El concepto de progreso — la noción de que, de una manera u otra, está ocurriendo un firme mejoramiento en favor del individuo y de la sociedad — se está poniendo cada vez más en tela de juicio. No es que la gente recuerde sentimentalmente los “buenos tiempos del pasado”; pues siempre lo ha hecho. Es que, por primera vez en muchos siglos, se pone en duda seriamente que toda la sociedad humana está avanzando.
Esta desilusión que se presenta no debe desanimarnos. Nos da una gran oportunidad para volver a reflexionar sobre lo que significa el progreso — significado que realmente no se pone en tela de juicio desde por lo menos el principio de la revolución industrial hace dos siglos.
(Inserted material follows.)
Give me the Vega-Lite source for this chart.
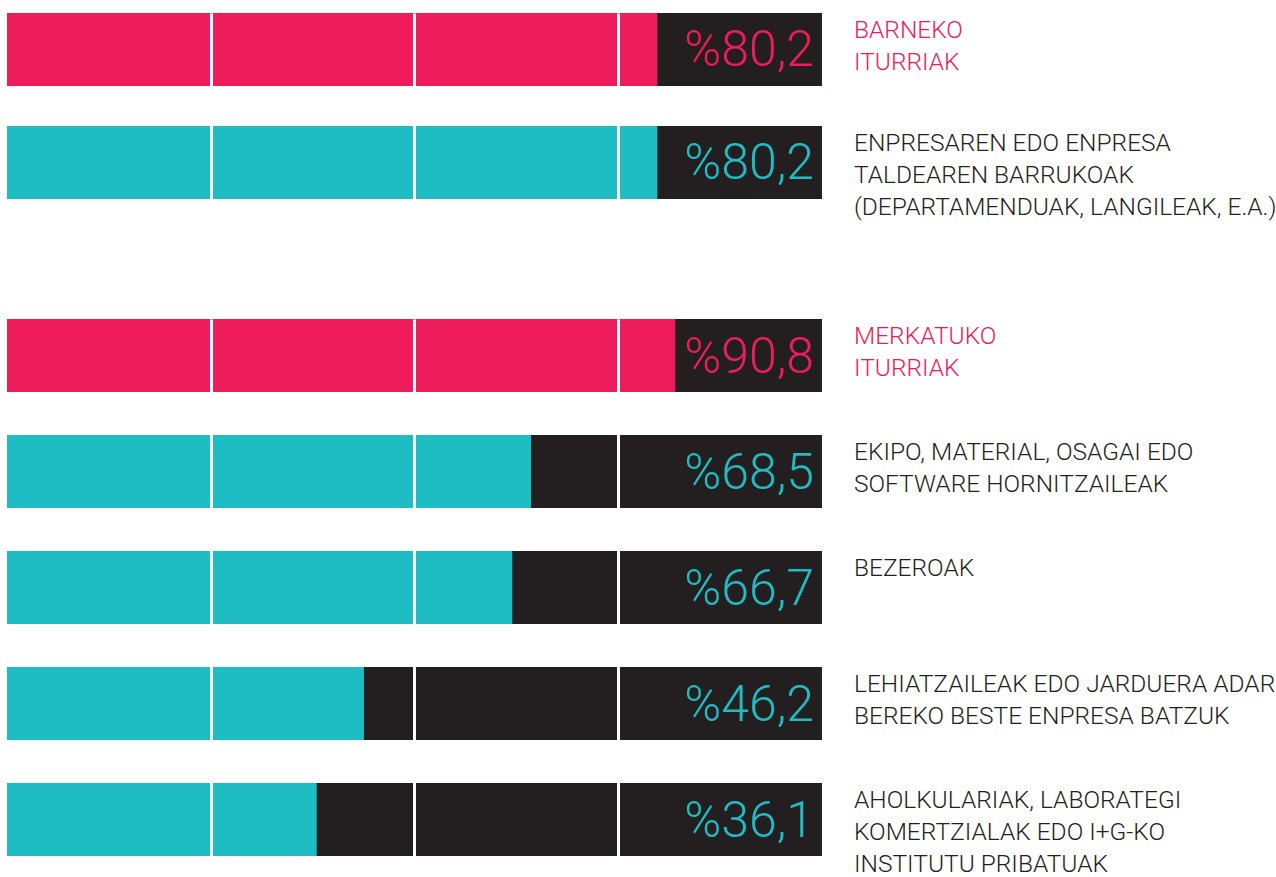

Hoy inquietan a la humanidad muchas de las cosas que parecían haber sido progreso y está cada vez más dispuesta a ver que el progreso (y, en verdad, el desarrollo), no puede ser medido sólo en términos cuantitativos. El progreso no consiste en amontonar bienes o riquezas materiales, no es el pavoroso aumento de población, ni el tener al alcance de la mano toda clase de comunicaciones y diversiones, ni siquiera la fantástica acumulación de un caudal de conocimientos. En realidad, el progreso, visto cuantitativamente, ha llegado al punto crítico: demasiadas cosas, demasiada gente, un recargo excesivo sobre la capacidad autopurificadora del medio ambiente, y así sucesivamente, hasta la división del átomo y el desafío de los armamentos nucleares y energía nuclear.